Strip the pictures and reproduce the rest of the listing exactly.

----

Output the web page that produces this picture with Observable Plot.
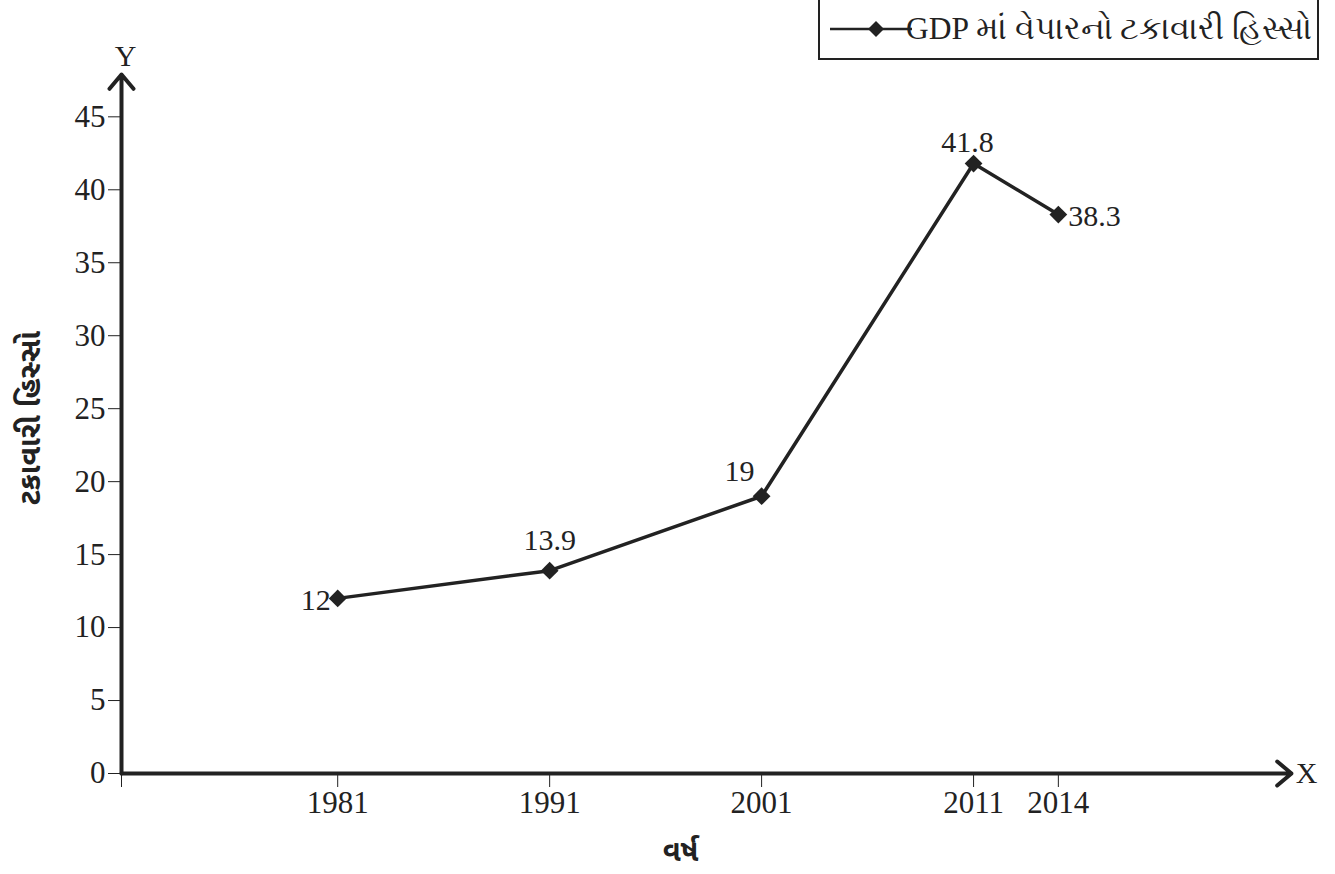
<!DOCTYPE html>
<html>
<head>
<meta charset="utf-8">
<script src="https://cdn.jsdelivr.net/npm/d3@7"></script>
<script src="https://cdn.jsdelivr.net/npm/@observablehq/plot@0.6"></script>
<style>
  body { margin: 0; background: #fff; }
  #wrap { position: relative; width: 1335px; height: 874px; font-family: "Liberation Serif", "Times New Roman", serif; }
  #wrap svg text { font-family: "Liberation Serif", "Times New Roman", serif !important; font-variant: normal !important; }
  #wrap svg g[aria-label="x-axis tick label"] text, #wrap svg g[aria-label="y-axis tick label"] text { font-size: 31px !important; }
  #wrap svg text.guj, #wrap svg g.guj text { font-family: "Noto Sans Gujarati", "Noto Sans", sans-serif !important; }
  #legend { position: absolute; left: 818px; top: -3px; width: 497px; height: 59px; border: 2px solid #222; background: #fff;
            display: flex; align-items: center; font-size: 31.5px; color: #222; white-space: nowrap; }
  #legend svg { margin-left: 10px; margin-right: -6px; }
</style>
</head>
<body>
<div id="wrap"></div>
<script>
// ---- data ----
const years = [1981, 1991, 2001, 2011, 2014];
const shares = [12, 13.9, 19, 41.8, 38.3];
const yTickValues = [0, 5, 10, 15, 20, 25, 30, 35, 40, 45];
const xTickValues = [1981, 1991, 2001, 2011, 2014];
const seriesName = "GDP માં વેપારનો ટકાવારી હિસ્સો";
const xTitle = "વર્ષ";
const yTitle = "ટકાવારી હિસ્સો";

// ---- build ----
const data = years.map((y, i) => ({year: y, value: shares[i]}));
const xStart = 1970.8, xEnd = 2026, yEnd = 47.9;
const ink = "#222";
const serif = "Liberation Serif, Times New Roman, serif";

// The reference spaces the decades evenly and puts 2014 one "slot" of 4 years after 2011
const base = d3.scaleLinear([xStart, xEnd], [121, 1291]);
const xDomain = [xStart, 2011, 2014, xEnd];
const xRange = [base(xStart), base(2011), base(2015), base(xEnd)];

const byIdx = idx => idx.map(i => data[i]);
const lbl = {x: "year", y: "value", text: d => String(d.value), fontSize: 30, fill: ink, fontFamily: serif};

const chart = Plot.plot({
  width: 1335,
  height: 874,
  marginLeft: 121,
  marginRight: 44,
  marginTop: 74,
  marginBottom: 101,
  style: {fontFamily: serif, fontSize: "30px", color: ink, background: "transparent"},
  x: {type: "linear", domain: xDomain, range: xRange, label: null},
  y: {domain: [0, yEnd], label: null},
  marks: [
    Plot.axisY({ticks: yTickValues, tickSize: 13, tickPadding: 3, fontSize: 31, label: null, stroke: ink, fontFamily: serif}),
    Plot.axisX({ticks: [xStart, ...xTickValues], tickFormat: d => d === xStart ? "" : String(d), tickSize: 14, tickPadding: 3, fontSize: 31, label: null, stroke: ink, fontFamily: serif}),
    Plot.arrow([{x1: xStart, y1: 0, x2: xEnd, y2: 0}], {x1: "x1", y1: "y1", x2: "x2", y2: "y2", stroke: ink, strokeWidth: 4, headLength: 7, headAngle: 80, clip: false}),
    Plot.arrow([{x1: xStart, y1: 0, x2: xStart, y2: yEnd}], {x1: "x1", y1: "y1", x2: "x2", y2: "y2", stroke: ink, strokeWidth: 4, headLength: 7, headAngle: 80, clip: false}),
    Plot.text(["Y"], {x: xStart, y: yEnd, dx: 4, dy: -18, fontSize: 30, fill: ink, fontFamily: serif}),
    Plot.text(["X"], {x: xEnd, y: 0, dx: 15, fontSize: 30, fill: ink, fontFamily: serif}),
    Plot.line(data, {x: "year", y: "value", stroke: ink, strokeWidth: 3.5}),
    Plot.dot(data, {x: "year", y: "value", symbol: "diamond2", r: 8, fill: ink, stroke: "none"}),
    // value labels
    Plot.text(byIdx([0]), {...lbl, textAnchor: "end", dx: -7, dy: 2}),
    Plot.text(byIdx([1]), {...lbl, dy: -30}),
    Plot.text(byIdx([2]), {...lbl, dx: -22, dy: -25}),
    Plot.text(byIdx([3]), {...lbl, dx: -6, dy: -21}),
    Plot.text(byIdx([4]), {...lbl, textAnchor: "start", dx: 10, dy: 2}),
    // axis titles
    Plot.text([yTitle], {frameAnchor: "left", textAnchor: "middle", dx: -91, dy: -6, rotate: -90, fontSize: 30, fontWeight: "bold", fill: ink, className: "guj"}),
    Plot.text([xTitle], {frameAnchor: "bottom", textAnchor: "middle", lineAnchor: "middle", dx: -26, dy: 78, fontSize: 29, fontWeight: "bold", fill: ink, className: "guj"})
  ]
});

const wrap = document.getElementById("wrap");
wrap.appendChild(chart);

// legend (overlaid at top right, as in the reference)
const legend = document.createElement("div");
legend.id = "legend";
legend.innerHTML = `<svg width="82" height="22" viewBox="0 0 82 22"><line x1="0" y1="11" x2="82" y2="11" stroke="${ink}" stroke-width="2.5"/><path d="M46 3 L54 11 L46 19 L38 11 Z" fill="${ink}"/></svg><span>${seriesName}</span>`;
wrap.appendChild(legend);
</script>
</body>
</html>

----

## Task solution
Output the web page that produces this picture with Observable Plot.
<!DOCTYPE html>
<html>
<head>
<meta charset="utf-8">
<script src="https://cdn.jsdelivr.net/npm/d3@7"></script>
<script src="https://cdn.jsdelivr.net/npm/@observablehq/plot@0.6"></script>
<style>
  body { margin: 0; background: #fff; }
  #wrap { position: relative; width: 1335px; height: 874px; font-family: "Liberation Serif", "Times New Roman", serif; }
  #wrap svg text { font-family: "Liberation Serif", "Times New Roman", serif !important; font-variant: normal !important; }
  #wrap svg g[aria-label="x-axis tick label"] text, #wrap svg g[aria-label="y-axis tick label"] text { font-size: 31px !important; }
  #wrap svg text.guj, #wrap svg g.guj text { font-family: "Noto Sans Gujarati", "Noto Sans", sans-serif !important; }
  #legend { position: absolute; left: 818px; top: -3px; width: 497px; height: 59px; border: 2px solid #222; background: #fff;
            display: flex; align-items: center; font-size: 31.5px; color: #222; white-space: nowrap; }
  #legend svg { margin-left: 10px; margin-right: -6px; }
</style>
</head>
<body>
<div id="wrap"></div>
<script>
// ---- data ----
const years = [1981, 1991, 2001, 2011, 2014];
const shares = [12, 13.9, 19, 41.8, 38.3];
const yTickValues = [0, 5, 10, 15, 20, 25, 30, 35, 40, 45];
const xTickValues = [1981, 1991, 2001, 2011, 2014];
const seriesName = "GDP માં વેપારનો ટકાવારી હિસ્સો";
const xTitle = "વર્ષ";
const yTitle = "ટકાવારી હિસ્સો";

// ---- build ----
const data = years.map((y, i) => ({year: y, value: shares[i]}));
const xStart = 1970.8, xEnd = 2026, yEnd = 47.9;
const ink = "#222";
const serif = "Liberation Serif, Times New Roman, serif";

// The reference spaces the decades evenly and puts 2014 one "slot" of 4 years after 2011
const base = d3.scaleLinear([xStart, xEnd], [121, 1291]);
const xDomain = [xStart, 2011, 2014, xEnd];
const xRange = [base(xStart), base(2011), base(2015), base(xEnd)];

const byIdx = idx => idx.map(i => data[i]);
const lbl = {x: "year", y: "value", text: d => String(d.value), fontSize: 30, fill: ink, fontFamily: serif};

const chart = Plot.plot({
  width: 1335,
  height: 874,
  marginLeft: 121,
  marginRight: 44,
  marginTop: 74,
  marginBottom: 101,
  style: {fontFamily: serif, fontSize: "30px", color: ink, background: "transparent"},
  x: {type: "linear", domain: xDomain, range: xRange, label: null},
  y: {domain: [0, yEnd], label: null},
  marks: [
    Plot.axisY({ticks: yTickValues, tickSize: 13, tickPadding: 3, fontSize: 31, label: null, stroke: ink, fontFamily: serif}),
    Plot.axisX({ticks: [xStart, ...xTickValues], tickFormat: d => d === xStart ? "" : String(d), tickSize: 14, tickPadding: 3, fontSize: 31, label: null, stroke: ink, fontFamily: serif}),
    Plot.arrow([{x1: xStart, y1: 0, x2: xEnd, y2: 0}], {x1: "x1", y1: "y1", x2: "x2", y2: "y2", stroke: ink, strokeWidth: 4, headLength: 7, headAngle: 80, clip: false}),
    Plot.arrow([{x1: xStart, y1: 0, x2: xStart, y2: yEnd}], {x1: "x1", y1: "y1", x2: "x2", y2: "y2", stroke: ink, strokeWidth: 4, headLength: 7, headAngle: 80, clip: false}),
    Plot.text(["Y"], {x: xStart, y: yEnd, dx: 4, dy: -18, fontSize: 30, fill: ink, fontFamily: serif}),
    Plot.text(["X"], {x: xEnd, y: 0, dx: 15, fontSize: 30, fill: ink, fontFamily: serif}),
    Plot.line(data, {x: "year", y: "value", stroke: ink, strokeWidth: 3.5}),
    Plot.dot(data, {x: "year", y: "value", symbol: "diamond2", r: 8, fill: ink, stroke: "none"}),
    // value labels
    Plot.text(byIdx([0]), {...lbl, textAnchor: "end", dx: -7, dy: 2}),
    Plot.text(byIdx([1]), {...lbl, dy: -30}),
    Plot.text(byIdx([2]), {...lbl, dx: -22, dy: -25}),
    Plot.text(byIdx([3]), {...lbl, dx: -6, dy: -21}),
    Plot.text(byIdx([4]), {...lbl, textAnchor: "start", dx: 10, dy: 2}),
    // axis titles
    Plot.text([yTitle], {frameAnchor: "left", textAnchor: "middle", dx: -91, dy: -6, rotate: -90, fontSize: 30, fontWeight: "bold", fill: ink, className: "guj"}),
    Plot.text([xTitle], {frameAnchor: "bottom", textAnchor: "middle", lineAnchor: "middle", dx: -26, dy: 78, fontSize: 29, fontWeight: "bold", fill: ink, className: "guj"})
  ]
});

const wrap = document.getElementById("wrap");
wrap.appendChild(chart);

// legend (overlaid at top right, as in the reference)
const legend = document.createElement("div");
legend.id = "legend";
legend.innerHTML = `<svg width="82" height="22" viewBox="0 0 82 22"><line x1="0" y1="11" x2="82" y2="11" stroke="${ink}" stroke-width="2.5"/><path d="M46 3 L54 11 L46 19 L38 11 Z" fill="${ink}"/></svg><span>${seriesName}</span>`;
wrap.appendChild(legend);
</script>
</body>
</html>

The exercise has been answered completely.